__Records__:
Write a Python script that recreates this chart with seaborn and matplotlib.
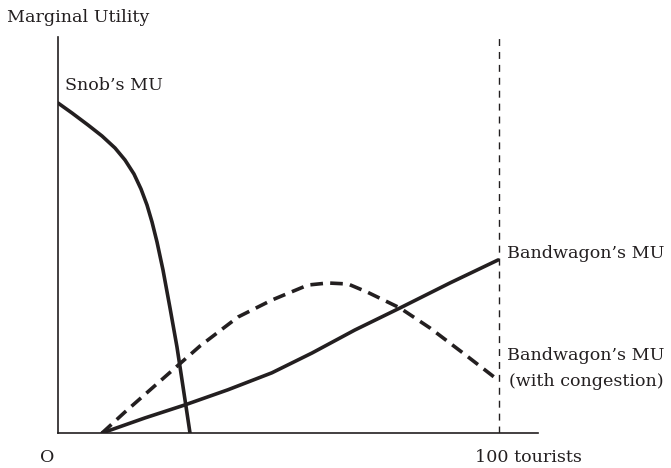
import numpy as np
import pandas as pd
import seaborn as sns
import matplotlib.pyplot as plt

# values (x = tourists, y = marginal utility, 0..100 scale)
snob_x = [0, 3.17, 6.80, 9.98, 12.93, 15.19, 17.23, 18.82, 20.18, 21.32, 22.45,
          23.81, 25.40, 26.98, 28.12, 29.25, 29.93]
snob_y = [83.33, 80.81, 77.78, 75.0, 71.97, 68.94, 65.40, 61.62, 57.58, 53.28,
          48.23, 41.16, 31.57, 21.72, 13.38, 5.05, 0]

band_x = [10.0, 19.7, 28.8, 38.5, 48.5, 57.6, 67.3, 77.6, 88.9, 99.8]
band_y = [0, 3.8, 7.1, 10.9, 15.2, 20.2, 26.0, 31.6, 37.9, 43.7]

cong_x = [10.0, 15.19, 20.86, 26.53, 32.20, 40.82, 48.53, 56.69, 61.22, 65.76,
          70.07, 77.55, 84.35, 91.84, 99.77]
cong_y = [0, 5.30, 10.86, 16.41, 21.97, 29.29, 33.59, 37.37, 37.88, 37.63,
          35.61, 31.57, 26.52, 20.20, 13.38]

max_tourists = 100

sns.set_theme(style="white")
plt.rcParams['font.family'] = ['DejaVu Serif']

W, H = 671, 468
ink = "#231f20"
fig = plt.figure(figsize=(W / 100, H / 100), dpi=100)
ax = fig.add_axes([58 / W, 35 / H, 480 / W, 396 / H])

snob = pd.DataFrame({"x": snob_x, "y": snob_y})
band = pd.DataFrame({"x": band_x, "y": band_y})
cong = pd.DataFrame({"x": cong_x, "y": cong_y})

sns.lineplot(data=snob, x="x", y="y", sort=False, color=ink, lw=2.6, ax=ax)
sns.lineplot(data=band, x="x", y="y", sort=False, color=ink, lw=2.6, ax=ax)
sns.lineplot(data=cong, x="x", y="y", sort=False, color=ink, lw=2.6,
             ax=ax, linestyle=(0, (3.5, 2.0)))
ax.axvline(max_tourists, ymax=0.997, color=ink, lw=1.0, linestyle=(0, (5, 4.3)))

ax.set_xlim(0, 480 / 4.41)
ax.set_ylim(0, 100)
ax.set_xticks([])
ax.set_yticks([])
ax.set_xlabel("")
ax.set_ylabel("")
for s in ["top", "right"]:
    ax.spines[s].set_visible(False)
for s in ["left", "bottom"]:
    ax.spines[s].set_color(ink)
    ax.spines[s].set_linewidth(1.2)

def label(px, py, txt, **kw):
    fig.text(px / W, 1 - py / H, txt, va="center", ha="left", fontsize=12.6,
             color=ink, **kw)

label(7, 17, "Marginal Utility")
label(65, 85, "Snob\u2019s MU")
label(507, 253, "Bandwagon\u2019s MU")
label(507, 355, "Bandwagon\u2019s MU")
label(509, 381, "(with congestion)")
label(40, 457, "O")
label(475, 457, "100 tourists")

fig.savefig("out.png", dpi=100)
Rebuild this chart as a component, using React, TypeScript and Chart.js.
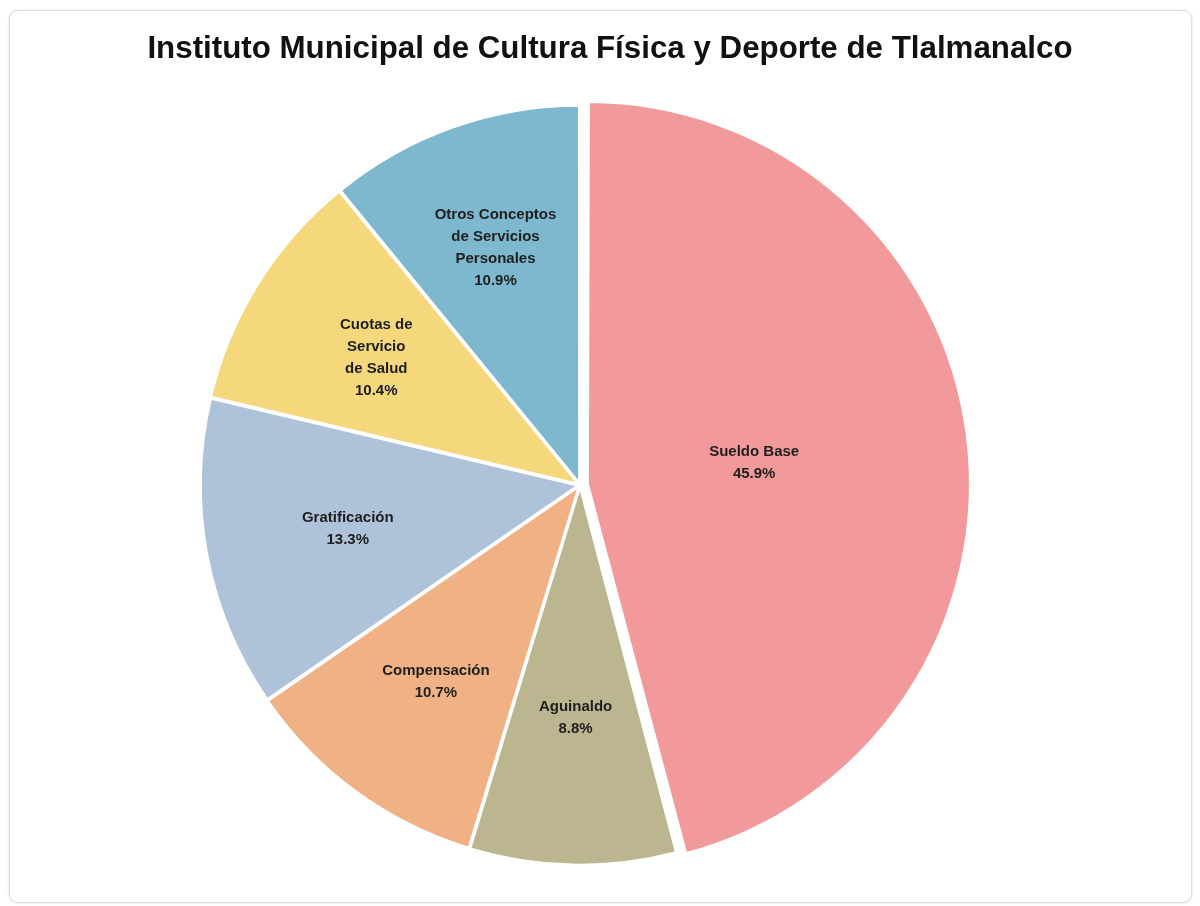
import React, { useEffect, useRef } from "react";
import { Chart, registerables } from "chart.js";

Chart.register(...registerables);

const TITLE = "Instituto Municipal de Cultura Física y Deporte de Tlalmanalco";
const categories = [
  "Sueldo Base",
  "Aguinaldo",
  "Compensación",
  "Gratificación",
  "Cuotas de Servicio de Salud",
  "Otros Conceptos de Servicios Personales",
];
const categoryLines = [
  ["Sueldo Base"],
  ["Aguinaldo"],
  ["Compensación"],
  ["Gratificación"],
  ["Cuotas de", "Servicio", "de Salud"],
  ["Otros Conceptos", "de Servicios", "Personales"],
];
const percentages = [45.9, 8.8, 10.7, 13.3, 10.4, 10.9];
const colors = ["#F29A9B", "#BCB690", "#F0B284", "#AEC3DA", "#F5D77C", "#7DB8CE"];

const labelPlugin = {
  id: "sliceLabels",
  afterDatasetsDraw(chart: any, _args: any, opts: any) {
    const ctx = chart.ctx;
    const meta = chart.getDatasetMeta(0);
    const fr: number[] = opts.radii;
    ctx.save();
    ctx.font = "bold 15px 'Liberation Sans', Arial, sans-serif";
    ctx.fillStyle = "#1e1e1e";
    ctx.textAlign = "center";
    ctx.textBaseline = "middle";
    meta.data.forEach((arc: any, i: number) => {
      const p = arc.getProps(["x", "y", "startAngle", "endAngle", "outerRadius", "circumference"], true);
      const mid = (p.startAngle + p.endAngle) / 2;
      const o = (arc.options.offset || 0) / 4;
      const fix = 1 - Math.sin(Math.min(Math.PI, p.circumference || 0));
      const shift = o * (1 + fix);
      const r = fr[i] * p.outerRadius + shift;
      const cx = p.x + Math.cos(mid) * r;
      const cy = p.y + Math.sin(mid) * r;
      const lines = [...categoryLines[i], percentages[i].toFixed(1) + "%"];
      const lh = 22;
      const y0 = cy - ((lines.length - 1) * lh) / 2;
      lines.forEach((t, k) => ctx.fillText(t, cx, y0 + k * lh));
    });
    ctx.restore();
  },
};

const titlePlugin = {
  id: "customTitle",
  afterDraw(chart: any, _args: any, opts: any) {
    const ctx = chart.ctx;
    ctx.save();
    ctx.font = "bold 31.3px 'Liberation Sans', Arial, sans-serif";
    ctx.fillStyle = "#111111";
    ctx.textAlign = "center";
    ctx.textBaseline = "middle";
    ctx.fillText(opts.text, opts.x, opts.y);
    ctx.restore();
  },
};

export default function App() {
  const ref = useRef<HTMLCanvasElement>(null);
  useEffect(() => {
    if (!ref.current) return;
    const chart = new Chart(ref.current, {
      type: "pie",
      data: {
        labels: categories,
        datasets: [
          {
            data: percentages,
            backgroundColor: colors,
            borderColor: "#ffffff",
            borderWidth: 2,
            offset: [32, 10, 10, 10, 10, 10],
          },
        ],
      },
      options: {
        responsive: false,
        animation: false,
        rotation: 0,
        layout: { padding: { top: 81, bottom: 24, left: 0, right: 41 } },
        plugins: {
          legend: { display: false },
          title: { display: false },
          tooltip: { enabled: false },
          sliceLabels: { radii: [0.43, 0.61, 0.64, 0.62, 0.63, 0.66] },
          customTitle: { text: TITLE, x: 600, y: 38 },
        } as any,
      },
      plugins: [labelPlugin, titlePlugin],
    });
    return () => chart.destroy();
  }, []);
  return (
    <div
      style={{
        position: "fixed",
        left: 9,
        top: 10,
        width: 1181,
        height: 891,
        border: "1px solid #dcdcdc",
        borderRadius: 9,
        boxShadow: "0 0 3px rgba(0,0,0,0.12)",
        background: "#ffffff",
        overflow: "hidden",
      }}
    >
      <canvas ref={ref} width={1181} height={891} style={{ display: "block" }} />
    </div>
  );
}
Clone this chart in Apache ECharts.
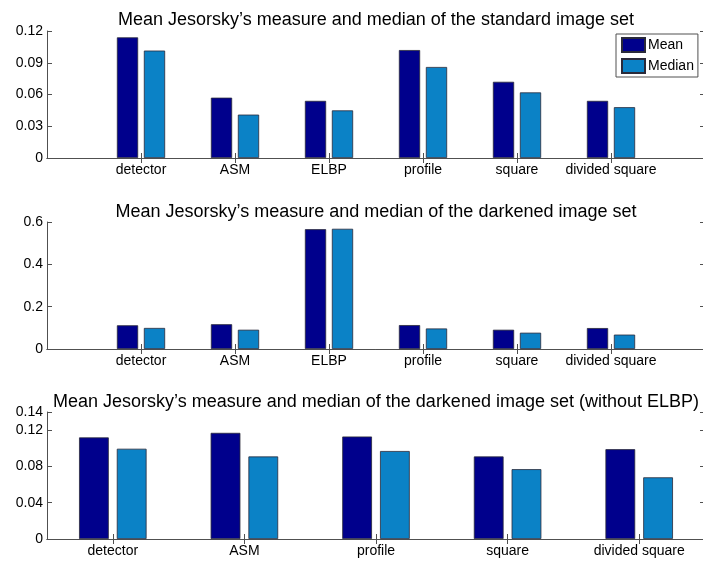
<!DOCTYPE html>
<html>
<head>
<meta charset="utf-8">
<script src="https://cdn.jsdelivr.net/npm/echarts@6/dist/echarts.min.js"></script>
<style>
  html, body { margin: 0; padding: 0; background: #fff; }
  #chart { width: 703px; height: 563px; }
</style>
</head>
<body>
<div id="chart"></div>
<script>
// Methods compared on the full image sets
const methodsAll = ['detector', 'ASM', 'ELBP', 'profile', 'square', 'divided square'];
// Methods compared without ELBP
const methodsNoElbp = ['detector', 'ASM', 'profile', 'square', 'divided square'];

// Standard image set
const standardMean = [0.114, 0.057, 0.054, 0.102, 0.072, 0.054];
const standardMedian = [0.1015, 0.041, 0.045, 0.086, 0.062, 0.048];

// Darkened image set
const darkMean = [0.112, 0.117, 0.566, 0.113, 0.091, 0.099];
const darkMedian = [0.0995, 0.091, 0.568, 0.097, 0.077, 0.068];

// Y tick values of each panel
const yTicksStandard = [0, 0.03, 0.06, 0.09, 0.12];
const yTicksDark = [0, 0.2, 0.4, 0.6];
const yTicksNoElbp = [0, 0.04, 0.08, 0.12, 0.14];

const titles = [
  'Mean Jesorsky\u2019s measure and median of the standard image set',
  'Mean Jesorsky\u2019s measure and median of the darkened image set',
  'Mean Jesorsky\u2019s measure and median of the darkened image set (without ELBP)'
];

const FONT = "'Liberation Sans', Arial, Helvetica, sans-serif";
const AXIS_COLOR = '#505050';
const MEAN_COLOR = '#00008c';
const MEDIAN_COLOR = '#0b82c6';

// Panels 1 and 2 span x from 0 to 7 with methods at 1..6: pad with empty slots.
const padCats = c => [''].concat(c, ['']);
const padVals = v => [null].concat(v, [null]);

// Darkened values without the ELBP entry
const skipElbp = arr => arr.filter((_, i) => methodsAll[i] !== 'ELBP');

const panels = [
  { cats: padCats(methodsAll), mean: padVals(standardMean), median: padVals(standardMedian),
    ticks: yTicksStandard, onBand: false, top: 31 },
  { cats: padCats(methodsAll), mean: padVals(darkMean), median: padVals(darkMedian),
    ticks: yTicksDark, onBand: false, top: 222 },
  { cats: methodsNoElbp, mean: skipElbp(darkMean), median: skipElbp(darkMedian),
    ticks: yTicksNoElbp, onBand: true, top: 412 }
];

const fmt = v => String(+(+v).toFixed(3));

const grid = [], xAxis = [], yAxis = [], series = [], title = [];
const titleTops = [6, 198, 388];

panels.forEach((p, k) => {
  grid.push({ left: 47, right: -2, top: p.top, height: 127, show: false,
    containLabel: false, outerBoundsMode: 'none' });
  title.push({
    text: titles[k], left: 371, top: titleTops[k], textAlign: 'center',
    textStyle: { fontFamily: FONT, fontSize: 18, fontWeight: 'normal', color: '#000' }
  });
  const tickInterval = (i, v) => v !== '';
  // bottom axis with labels
  xAxis.push({
    type: 'category', gridIndex: k, data: p.cats, boundaryGap: p.onBand, position: 'bottom',
    axisLine: { show: true, lineStyle: { color: AXIS_COLOR, width: 1 } },
    axisTick: { show: true, inside: true, length: 5, alignWithLabel: true, interval: tickInterval,
      lineStyle: { color: AXIS_COLOR } },
    axisLabel: { show: true, interval: 0, margin: 5, color: '#000', fontFamily: FONT, fontSize: 14 },
    splitLine: { show: false }
  });
  // top frame with ticks
  xAxis.push({
    type: 'category', gridIndex: k, data: p.cats, boundaryGap: p.onBand, position: 'top',
    axisLine: { show: true, lineStyle: { color: AXIS_COLOR, width: 1 } },
    axisTick: { show: true, inside: true, length: 5, alignWithLabel: true, interval: tickInterval,
      lineStyle: { color: AXIS_COLOR } },
    axisLabel: { show: false }, splitLine: { show: false }
  });
  const yMax = p.ticks[p.ticks.length - 1];
  yAxis.push({
    type: 'value', gridIndex: k, min: 0, max: yMax, position: 'left',
    axisLine: { show: true, lineStyle: { color: AXIS_COLOR, width: 1 } },
    axisTick: { show: true, inside: true, length: 5, customValues: p.ticks, lineStyle: { color: AXIS_COLOR } },
    axisLabel: { show: true, customValues: p.ticks, formatter: fmt, margin: 4,
      color: '#000', fontFamily: FONT, fontSize: 14 },
    splitLine: { show: false }
  });
  yAxis.push({
    type: 'value', gridIndex: k, min: 0, max: yMax, position: 'right',
    axisLine: { show: true, lineStyle: { color: AXIS_COLOR, width: 1 } },
    axisTick: { show: true, inside: true, length: 5, customValues: p.ticks, lineStyle: { color: AXIS_COLOR } },
    axisLabel: { show: false }, splitLine: { show: false }
  });
  const xi = k * 2, yi = k * 2;
  series.push({
    name: 'Mean', type: 'bar', xAxisIndex: xi, yAxisIndex: yi, data: p.mean,
    barWidth: '22.6%', barGap: '27%',
    itemStyle: { color: MEAN_COLOR, borderColor: '#2a2a3a', borderWidth: 0.8 },
    emphasis: { disabled: true }, animation: false
  });
  series.push({
    name: 'Median', type: 'bar', xAxisIndex: xi, yAxisIndex: yi, data: p.median,
    barWidth: '22.6%', barGap: '27%',
    itemStyle: { color: MEDIAN_COLOR, borderColor: '#2a2a3a', borderWidth: 0.8 },
    emphasis: { disabled: true }, animation: false
  });
});

const chart = echarts.init(document.getElementById('chart'), null, { renderer: 'canvas' });
chart.setOption({
  backgroundColor: '#fff',
  animation: false,
  title: title,
  grid: grid,
  xAxis: xAxis,
  yAxis: yAxis,
  legend: {
    data: ['Mean', 'Median'], orient: 'vertical', left: 616, top: 34,
    itemWidth: 23, itemHeight: 14, itemGap: 5, icon: 'rect',
    padding: [3, 4, 3, 5], borderColor: '#505050', borderWidth: 1, backgroundColor: '#fff',
    textStyle: { fontFamily: FONT, fontSize: 14, color: '#000', padding: [0, 0, 0, -2] },
    selectedMode: false
  },
  series: series
});
</script>
</body>
</html>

__Requirements__: From the line containing "Clone this chart in Apache ECharts." to the line containing "const padVals = v", both lines included, give the text again exactly, without any pictures.

__Exercise output__:
Clone this chart in Apache ECharts.
<!DOCTYPE html>
<html>
<head>
<meta charset="utf-8">
<script src="https://cdn.jsdelivr.net/npm/echarts@6/dist/echarts.min.js"></script>
<style>
  html, body { margin: 0; padding: 0; background: #fff; }
  #chart { width: 703px; height: 563px; }
</style>
</head>
<body>
<div id="chart"></div>
<script>
// Methods compared on the full image sets
const methodsAll = ['detector', 'ASM', 'ELBP', 'profile', 'square', 'divided square'];
// Methods compared without ELBP
const methodsNoElbp = ['detector', 'ASM', 'profile', 'square', 'divided square'];

// Standard image set
const standardMean = [0.114, 0.057, 0.054, 0.102, 0.072, 0.054];
const standardMedian = [0.1015, 0.041, 0.045, 0.086, 0.062, 0.048];

// Darkened image set
const darkMean = [0.112, 0.117, 0.566, 0.113, 0.091, 0.099];
const darkMedian = [0.0995, 0.091, 0.568, 0.097, 0.077, 0.068];

// Y tick values of each panel
const yTicksStandard = [0, 0.03, 0.06, 0.09, 0.12];
const yTicksDark = [0, 0.2, 0.4, 0.6];
const yTicksNoElbp = [0, 0.04, 0.08, 0.12, 0.14];

const titles = [
  'Mean Jesorsky\u2019s measure and median of the standard image set',
  'Mean Jesorsky\u2019s measure and median of the darkened image set',
  'Mean Jesorsky\u2019s measure and median of the darkened image set (without ELBP)'
];

const FONT = "'Liberation Sans', Arial, Helvetica, sans-serif";
const AXIS_COLOR = '#505050';
const MEAN_COLOR = '#00008c';
const MEDIAN_COLOR = '#0b82c6';

// Panels 1 and 2 span x from 0 to 7 with methods at 1..6: pad with empty slots.
const padCats = c => [''].concat(c, ['']);
const padVals = v => [null].concat(v, [null]);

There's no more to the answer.